With thanks to Jaco Gildenhuys, Cape Brick Sales Manager
Whilst most conversations around going ‘green’ in the building trade refer to electricity usage, water saving and the design of a building, the role of the manufacturer in producing their products and what they are doing to minimize the use of energy is often overlooked by the end user and the persons responsible for making the final buying decision. Understandably people concentrate on what they can physically see (aesthetically important) as well as focusing on real savings on direct accounts such as municipal bills. The part of being green that gets overlooked the most is the role of the manufacturer in producing their products and what they are doing to minimize their use of energy. In essence the consumer is focused on what affects them and is not yet focused enough on what impacts on their environment.

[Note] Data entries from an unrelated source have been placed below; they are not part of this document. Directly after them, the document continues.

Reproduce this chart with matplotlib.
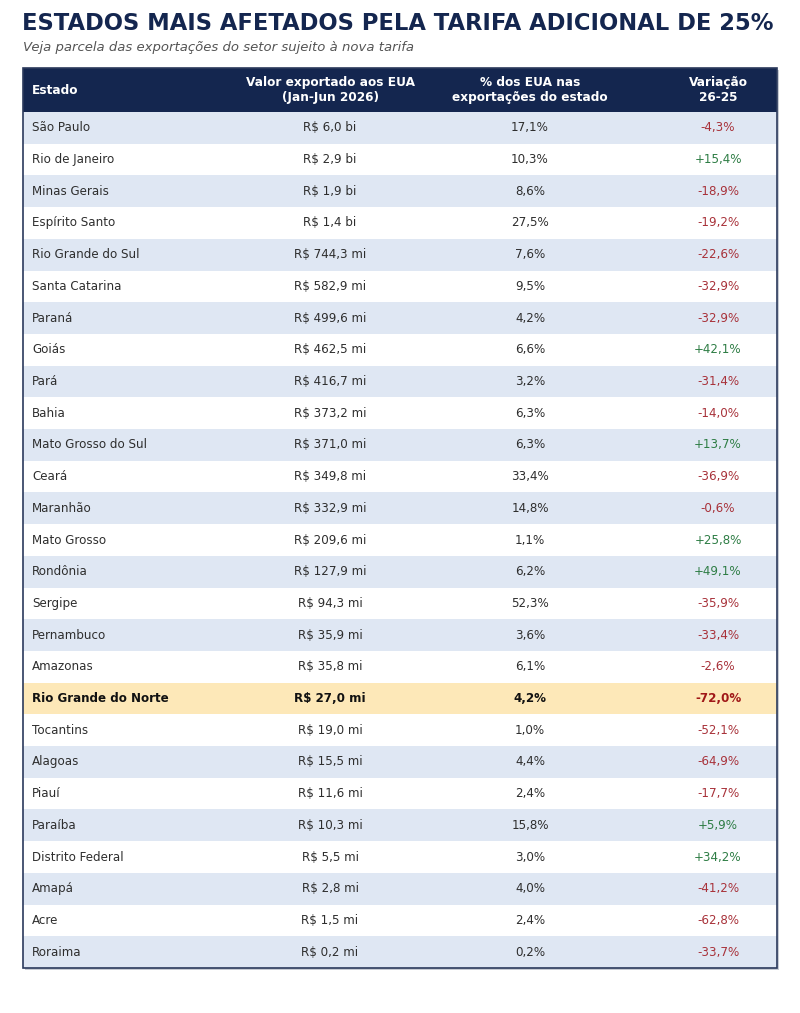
import matplotlib.pyplot as plt
from matplotlib.patches import Rectangle

# Dados da tabela
estados = ["São Paulo", "Rio de Janeiro", "Minas Gerais", "Espírito Santo",
           "Rio Grande do Sul", "Santa Catarina", "Paraná", "Goiás", "Pará",
           "Bahia", "Mato Grosso do Sul", "Ceará", "Maranhão", "Mato Grosso",
           "Rondônia", "Sergipe", "Pernambuco", "Amazonas", "Rio Grande do Norte",
           "Tocantins", "Alagoas", "Piauí", "Paraíba", "Distrito Federal",
           "Amapá", "Acre", "Roraima"]
valores = ["R$ 6,0 bi", "R$ 2,9 bi", "R$ 1,9 bi", "R$ 1,4 bi", "R$ 744,3 mi",
           "R$ 582,9 mi", "R$ 499,6 mi", "R$ 462,5 mi", "R$ 416,7 mi",
           "R$ 373,2 mi", "R$ 371,0 mi", "R$ 349,8 mi", "R$ 332,9 mi",
           "R$ 209,6 mi", "R$ 127,9 mi", "R$ 94,3 mi", "R$ 35,9 mi",
           "R$ 35,8 mi", "R$ 27,0 mi", "R$ 19,0 mi", "R$ 15,5 mi",
           "R$ 11,6 mi", "R$ 10,3 mi", "R$ 5,5 mi", "R$ 2,8 mi", "R$ 1,5 mi",
           "R$ 0,2 mi"]
pct_eua = ["17,1%", "10,3%", "8,6%", "27,5%", "7,6%", "9,5%", "4,2%", "6,6%",
           "3,2%", "6,3%", "6,3%", "33,4%", "14,8%", "1,1%", "6,2%", "52,3%",
           "3,6%", "6,1%", "4,2%", "1,0%", "4,4%", "2,4%", "15,8%", "3,0%",
           "4,0%", "2,4%", "0,2%"]
variacao = [-4.3, 15.4, -18.9, -19.2, -22.6, -32.9, -32.9, 42.1, -31.4, -14.0,
            13.7, -36.9, -0.6, 25.8, 49.1, -35.9, -33.4, -2.6, -72.0, -52.1,
            -64.9, -17.7, 5.9, 34.2, -41.2, -62.8, -33.7]
destaque = "Rio Grande do Norte"

cabecalho = ["Estado", "Valor exportado aos EUA\n(Jan-Jun 2026)",
             "% dos EUA nas\nexportações do estado", "Variação\n26-25"]

NAVY = "#14264f"
STRIPE = "#dfe7f3"
HILITE = "#fde8b8"
TXT = "#2e2e2e"
RED = "#a8323a"
GREEN = "#2e7d45"

fig = plt.figure(figsize=(8, 10.13), dpi=100)
ax = fig.add_axes([0, 0, 1, 1])
ax.set_xlim(0, 800)
ax.set_ylim(1013, 0)
ax.axis("off")

x0, x1 = 23, 777
head_top, head_bot = 68, 112
row_h = (968 - head_bot) / len(estados)
col_x = [32, 330, 530, 718]

titulo = fig.text(22 / 800, 1 - 24 / 1013, "ESTADOS MAIS AFETADOS PELA TARIFA ADICIONAL DE 25%",
                  fontsize=17, fontweight="bold", color=NAVY, va="center", ha="left")
# ajusta o tamanho do título à largura da tabela
r = fig.canvas.get_renderer()
w = titulo.get_window_extent(r).width
titulo.set_fontsize(17 * 751 / w)

fig.text(23 / 800, 1 - 48 / 1013, "Veja parcela das exportações do setor sujeito à nova tarifa",
         fontsize=9.5, style="italic", color="#555555", va="center", ha="left")

# sombra e cabeçalho
ax.add_patch(Rectangle((x0 + 2, head_top + 2), x1 - x0, 968 - head_top,
                       facecolor="#c8ccd4", edgecolor="none", zorder=0))
ax.add_patch(Rectangle((x0, head_top), x1 - x0, head_bot - head_top,
                       facecolor=NAVY, edgecolor="none", zorder=1))
yc = (head_top + head_bot) / 2
for i, h in enumerate(cabecalho):
    ax.text(col_x[i], yc, h, color="white", fontsize=8.7, fontweight="bold",
            ha="left" if i == 0 else "center", va="center", linespacing=1.15, zorder=3)

for i, est in enumerate(estados):
    top = head_bot + i * row_h
    bold = est == destaque
    fc = HILITE if bold else (STRIPE if i % 2 == 0 else "white")
    ax.add_patch(Rectangle((x0, top), x1 - x0, row_h, facecolor=fc,
                           edgecolor="none", zorder=1))
    ym = top + row_h / 2
    w = "bold" if bold else "normal"
    tc = "#111111" if bold else TXT
    ax.text(col_x[0], ym, est, fontsize=8.6, color=tc, fontweight=w,
            ha="left", va="center", zorder=3)
    ax.text(col_x[1], ym, valores[i], fontsize=8.6, color=tc, fontweight=w,
            ha="center", va="center", zorder=3)
    ax.text(col_x[2], ym, pct_eua[i], fontsize=8.6, color=tc, fontweight=w,
            ha="center", va="center", zorder=3)
    v = variacao[i]
    lab = f"{v:+.1f}%".replace(".", ",")
    vc = GREEN if v > 0 else RED
    if bold:
        vc = "#a01818"
    ax.text(col_x[3], ym, lab, fontsize=8.6, color=vc, fontweight=w,
            ha="center", va="center", zorder=3)

ax.add_patch(Rectangle((x0, head_top), x1 - x0, 968 - head_top, facecolor="none",
                       edgecolor="#2b3a5c", linewidth=1.2, zorder=4))

fig.savefig("out.png", dpi=100, facecolor="white")
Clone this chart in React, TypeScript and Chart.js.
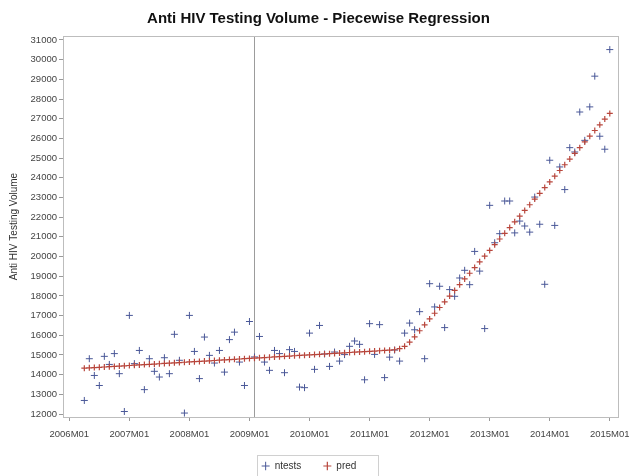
import React, { useEffect, useRef } from 'react';
import { Chart, registerables } from 'chart.js';

Chart.register(...registerables);

const titleText = 'Anti HIV Testing Volume - Piecewise Regression';
const yAxisTitle = 'Anti HIV Testing Volume';
const seriesNames = ['ntests', 'pred'];

// month index 0 = 2006M01; data starts at 2006M04
const startMonth = 3;
const refLineMonth = 37; // vertical reference line (2009M02)

const tickLabels = [
  '2006M01', '2007M01', '2008M01', '2009M01', '2010M01',
  '2011M01', '2012M01', '2013M01', '2014M01', '2015M01',
];

const yTicks = [
  12000, 13000, 14000, 15000, 16000, 17000, 18000, 19000, 20000, 21000,
  22000, 23000, 24000, 25000, 26000, 27000, 28000, 29000, 30000, 31000,
];

const ntests = [
  12690, 14810, 13960, 13450, 14930, 14520, 15070, 14050, 12130, 17010,
  14560, 15230, 13240, 14810, 14170, 13880, 14860, 14050, 16050, 14730,
  12050, 17010, 15180, 13800, 15910, 14980, 14590, 15230, 14130, 15780,
  16160, 14640, 13450, 16700, 14900, 15940, 14640, 14220, 15230, 15070,
  14100, 15270, 15180, 13370, 13340, 16110, 14270, 16500, 15050, 14420,
  15150, 14690, 15020, 15440, 15710, 15540, 13740, 16590, 15030, 16540,
  13850, 14890, 15250, 14690, 16110, 16620, 16280, 17200, 14810, 18620,
  17440, 18490, 16390, 18320, 17980, 18910, 19300, 18570, 20260, 19260,
  16340, 22600, 20700, 21160, 22820, 22820, 21200, 21800, 21550, 21240,
  23020, 21640, 18590, 24890, 21580, 24550, 23400, 25530, 25310, 27340,
  25900, 27600, 29160, 26110, 25450, 30510,
];

const pred = [
  14330, 14345, 14360, 14375, 14390, 14405, 14420, 14435, 14450, 14465,
  14480, 14495, 14510, 14525, 14540, 14555, 14570, 14585, 14600, 14615,
  14630, 14645, 14660, 14675, 14690, 14705, 14720, 14735, 14750, 14765,
  14780, 14795, 14810, 14825, 14840, 14855, 14870, 14885, 14900, 14915,
  14930, 14945, 14960, 14975, 14990, 15005, 15020, 15035, 15050, 15065,
  15080, 15095, 15110, 15125, 15140, 15155, 15170, 15185, 15200, 15215,
  15230, 15245, 15265, 15320, 15440, 15650, 15920, 16230, 16530, 16830,
  17120, 17410, 17700, 17990, 18280, 18570, 18860, 19150, 19440, 19730,
  20020, 20310, 20600, 20890, 21180, 21470, 21760, 22050, 22340, 22630,
  22920, 23210, 23500, 23790, 24080, 24370, 24660, 24950, 25240, 25530,
  25820, 26110, 26400, 26690, 26980, 27270,
];

const FONT = '"Liberation Sans", Arial, sans-serif';

const decorPlugin = {
  id: 'decor',
  beforeLayout(chart: any) {
    const lg = chart.legend;
    if (lg && !lg.__fixedFit) {
      const orig = lg.fit.bind(lg);
      lg.fit = function () {
        orig();
        this.height = 36;
      };
      lg.__fixedFit = true;
    }
  },
  afterLayout(chart: any) {
    const tb = chart.titleBlock;
    if (tb) {
      tb.left += 19;
    }
  },
  beforeDatasetsDraw(chart: any) {
    const { ctx, chartArea: a, scales } = chart;
    const x = Math.round(scales.x.getPixelForValue(refLineMonth)) + 0.5;
    ctx.save();
    ctx.strokeStyle = '#9c9c9c';
    ctx.lineWidth = 1;
    ctx.beginPath();
    ctx.moveTo(x, a.top);
    ctx.lineTo(x, a.bottom);
    ctx.stroke();
    ctx.restore();
  },
  afterDraw(chart: any) {
    const { ctx, chartArea: a, legend } = chart;
    ctx.save();
    ctx.strokeStyle = '#bdbdbd';
    ctx.lineWidth = 1;
    ctx.strokeRect(Math.round(a.left) + 0.5, Math.round(a.top) + 0.5,
      Math.round(a.right - a.left), Math.round(a.bottom - a.top));
    const hb = legend && legend.legendHitBoxes;
    if (hb && hb.length) {
      const first = hb[0];
      const last = hb[hb.length - 1];
      const l = Math.round(first.left - 5) + 0.5;
      const r = Math.round(last.left + last.width + 22) + 0.5;
      const t = Math.round(first.top - 6) + 0.5;
      ctx.strokeStyle = '#d0d0d0';
      ctx.strokeRect(l, t, r - l, 40);
    }
    ctx.restore();
  },
};

export default function App() {
  const ref = useRef<HTMLCanvasElement | null>(null);

  useEffect(() => {
    if (!ref.current) return;
    const ntestsData = ntests.map((v, i) => ({ x: startMonth + i, y: v }));
    const predData = pred.map((v, i) => ({ x: startMonth + i, y: v }));
    const chart = new Chart(ref.current, {
      type: 'scatter',
      data: {
        datasets: [
          {
            label: seriesNames[0],
            data: ntestsData,
            pointStyle: 'cross',
            pointRadius: 3.5,
            borderWidth: 1,
            borderColor: '#4a5898',
            backgroundColor: '#4a5898',
            order: 1,
          },
          {
            label: seriesNames[1],
            data: predData,
            pointStyle: 'cross',
            pointRadius: 3,
            borderWidth: 1.2,
            borderColor: '#b8463c',
            backgroundColor: '#b8463c',
            order: 0,
          },
        ],
      },
      options: {
        animation: false,
        responsive: false,
        devicePixelRatio: 1,
        layout: { padding: { left: 0, right: 11, top: 0, bottom: 1 } },
        plugins: {
          title: {
            display: true,
            text: titleText,
            color: '#111',
            font: { family: '"Liberation Sans Narrow", "Liberation Sans", Arial, sans-serif', size: 15, weight: 'bold' },
            padding: { top: 10, bottom: 8 },
          },
          legend: {
            position: 'bottom',
            labels: {
              sort: (a: any, b: any) => a.datasetIndex - b.datasetIndex,
              usePointStyle: true,
              pointStyleWidth: 8,
              boxHeight: 6,
              color: '#333',
              font: { family: FONT, size: 10 },
              padding: 22,
            },
          },
          tooltip: { enabled: false },
        },
        scales: {
          x: {
            type: 'linear',
            min: -1.26,
            max: 109.64,
            ticks: {
              stepSize: 12,
              includeBounds: false,
              autoSkip: false,
              maxRotation: 0,
              padding: 8,
              color: '#444',
              font: { family: FONT, size: 9.5 },
              callback: (v: any) => tickLabels[Math.round(Number(v) / 12)] ?? '',
            },
            grid: { display: true, drawOnChartArea: false, drawTicks: true, tickLength: 4, color: '#9a9a9a' },
            border: { display: false },
            afterFit: (s: any) => { s.height = 22; s.paddingLeft = 0; s.paddingRight = 0; },
          },
          y: {
            type: 'linear',
            min: 11850,
            max: 31200,
            afterBuildTicks: (s: any) => { s.ticks = yTicks.map((v) => ({ value: v })); },
            ticks: {
              autoSkip: false,
              padding: 2,
              color: '#444',
              font: { family: FONT, size: 9.5 },
              callback: (v: any) => String(v),
            },
            title: {
              display: true,
              text: yAxisTitle,
              color: '#333',
              font: { family: FONT, size: 10 },
              padding: { top: 8, bottom: 4 },
            },
            grid: { display: true, drawOnChartArea: false, drawTicks: true, tickLength: 4, color: '#9a9a9a' },
            border: { display: false },
            afterFit: (s: any) => { s.width = 63; s.paddingTop = 0; s.paddingBottom = 0; },
          },
        },
      },
      plugins: [decorPlugin],
    } as any);
    return () => chart.destroy();
  }, []);

  return (
    <div style={{ position: 'fixed', left: 0, top: 0, width: 629, height: 476, background: '#fff' }}>
      <canvas ref={ref} width={629} height={476} />
    </div>
  );
}
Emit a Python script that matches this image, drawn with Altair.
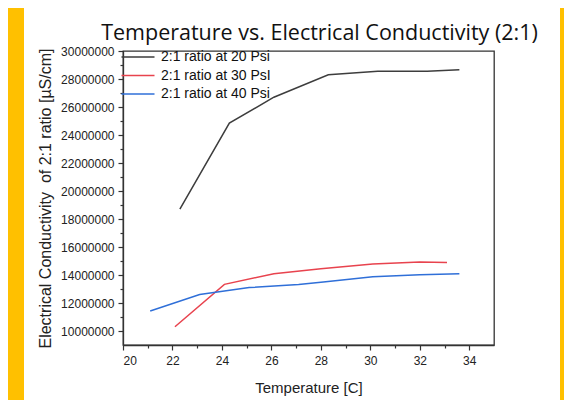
import altair as alt
import pandas as pd

# ---- data ----
temp_20 = [22.3, 24.3, 26.1, 28.3, 30.3, 32.3, 33.6]
ec_20 = [18700000, 24850000, 26700000, 28300000, 28550000, 28560000, 28660000]
temp_30 = [22.1, 24.1, 26.1, 28.0, 30.1, 32.0, 33.1]
ec_30 = [10300000, 13330000, 14090000, 14450000, 14780000, 14920000, 14900000]
temp_40 = [21.1, 23.1, 25.1, 27.1, 28.1, 30.1, 32.0, 33.6]
ec_40 = [11430000, 12600000, 13100000, 13320000, 13500000, 13880000, 14020000, 14090000]

series_names = ["2:1 ratio at 20 Psi", "2:1 ratio at 30 PsI", "2:1 ratio at 40 Psi"]
series_colors = ["#3d3d3d", "#e8434e", "#2f6fd8"]

x_ticks = list(range(20, 35))
y_ticks = list(range(10000000, 30000001, 1000000))

rows = []
for name, ts, ecs in zip(series_names, [temp_20, temp_30, temp_40], [ec_20, ec_30, ec_40]):
    for i, (t, e) in enumerate(zip(ts, ecs)):
        rows.append({"series": name, "temp": t, "ec": e, "order": i})
df = pd.DataFrame(rows)

W, H = 371, 294
PAD = {"left": 115, "top": 43, "right": 70, "bottom": 55}
FONT = "Liberation Sans, Arial, sans-serif"
AX = "#333333"

lines = alt.Chart(df).mark_line(strokeWidth=1.5).encode(
    x=alt.X(
        "temp:Q",
        scale=alt.Scale(domain=[20, 35], nice=False, zero=False),
        axis=alt.Axis(
            values=x_ticks,
            labelExpr="datum.value % 2 == 0 ? datum.label : ''",
            tickSize={"condition": {"test": "datum.value % 2 == 0", "value": 5}, "value": 3},
            title="Temperature [C]",
            titlePadding=14,
            labelPadding=5,
            labelFontSize=12,
            titleFontSize=15,
        ),
    ),
    y=alt.Y(
        "ec:Q",
        scale=alt.Scale(domain=[9000000, 30000000], nice=False, zero=False),
        axis=alt.Axis(
            values=y_ticks,
            format="d",
            labelExpr="datum.value % 2000000 == 0 ? datum.label : ''",
            tickSize={"condition": {"test": "datum.value % 2000000 == 0", "value": 5}, "value": 3},
            title="Electrical Conductivity \u00a0of 2:1 ratio [µS/cm]",
            titlePadding=7,
            labelPadding=4,
            labelFontSize=12,
            titleFontSize=16,
        ),
    ),
    color=alt.Color(
        "series:N",
        scale=alt.Scale(domain=series_names, range=series_colors),
        sort=series_names,
        legend=alt.Legend(
            orient="none",
            legendX=8,
            legendY=-1,
            title=None,
            symbolType="M-3,0H3",
            symbolSize=121,
            symbolStrokeWidth=1.6,
            labelFont=FONT,
            labelFontSize=14,
            labelColor="#111111",
            labelOffset=16,
            padding=0,
            rowPadding=4.5,
            labelExpr="datum.label == '2:1 ratio at 20 Psi' ? '\u00a0' + datum.label : datum.label",
        ),
    ),
    order="order:Q",
)

strip_left = alt.Chart(alt.Data(values=[{}])).mark_rect(color="#FFC000").encode(
    x=alt.value(-115), x2=alt.value(-99), y=alt.value(-43), y2=alt.value(H + 55)
)
strip_right = alt.Chart(alt.Data(values=[{}])).mark_rect(color="#FFC000").encode(
    x=alt.value(437), x2=alt.value(W + 70), y=alt.value(-43), y2=alt.value(H + 55)
)

chart = (
    alt.layer(strip_left, strip_right, lines)
    .properties(
        width=W,
        height=H,
        padding=PAD,
        autosize=alt.AutoSizeParams(type="none"),
        background="white",
        title=alt.TitleParams(
            "Temperature vs. Electrical Conductivity (2:1)",
            font="Open Sans",
            fontSize=21.5,
            fontWeight="normal",
            color="#111111",
            anchor="middle",
            frame="group",
            baseline="alphabetic",
            dx=11,
            offset=-53,
        ),
    )
    .configure_view(stroke=AX, strokeWidth=1.3)
    .configure_axis(
        grid=False,
        domainColor=AX,
        domainWidth=1.3,
        tickColor=AX,
        tickWidth=1.2,
        labelFont=FONT,
        titleFont=FONT,
        labelColor="#222222",
        titleColor="#222222",
        titleFontWeight="normal",
        zindex=1,
    )
)

chart.save("out.html", embed_options={"renderer": "svg", "actions": False})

Cape Brick is making major advances in the manufacturing of environmentally friendly masonry in the Western Cape. By manufacturing our products using recycled construction and demolition waste as a substitute for quarried sand and stone, we save huge amounts of energy that would otherwise be consumed in the transportation of demolition material to dumping sites and the mining of new material which would otherwise have to be transported to our factory. The end product is a brick of superior quality, excellent thermal insulation and no “green” drawbacks. There is no downside in terms of quality or price which is so often the case when sourcing environmentally friendly alternatives.
Brick products are often purchased by the contractor or client who tend to make decisions based on price rather than on quality or the “green” benefits of these products. Often this is based on a lack of knowledge or understanding of the real benefits of using environmentally friendly products. The struggling economy has in many ways forced contractors to make price the number one selection criteria above all else.
Products are often specified by architects for aesthetic reasons, so the products that are not seen are mostly of only functional value which means the importance of specification as well as the green factor falls away. Whilst an architect or engineer might well specify a “green” product, there is a lack of oversight and control in ensuring these specifications are implemented by the contractor. There are many instances where our products have been specified by a professional only to be told by the contractor that he is not interested in “Green” and that only price is important to him. To address these issues we take professionals on a factory tour for which they receive CPD points. By physically seeing the recycling and manufacturing process that Cape Brick uses to manufacture green masonry it improves the focus on using green products, which in turn helps to increase the demand for greener masonry in the market place.
Cape Brick believes that the professionals of the building trade are the key to driving the industry towards a more sustainable future.
Note: Our experiences are based on selling run of the mill products (concrete bricks and blocks) which are used in nearly all building projects.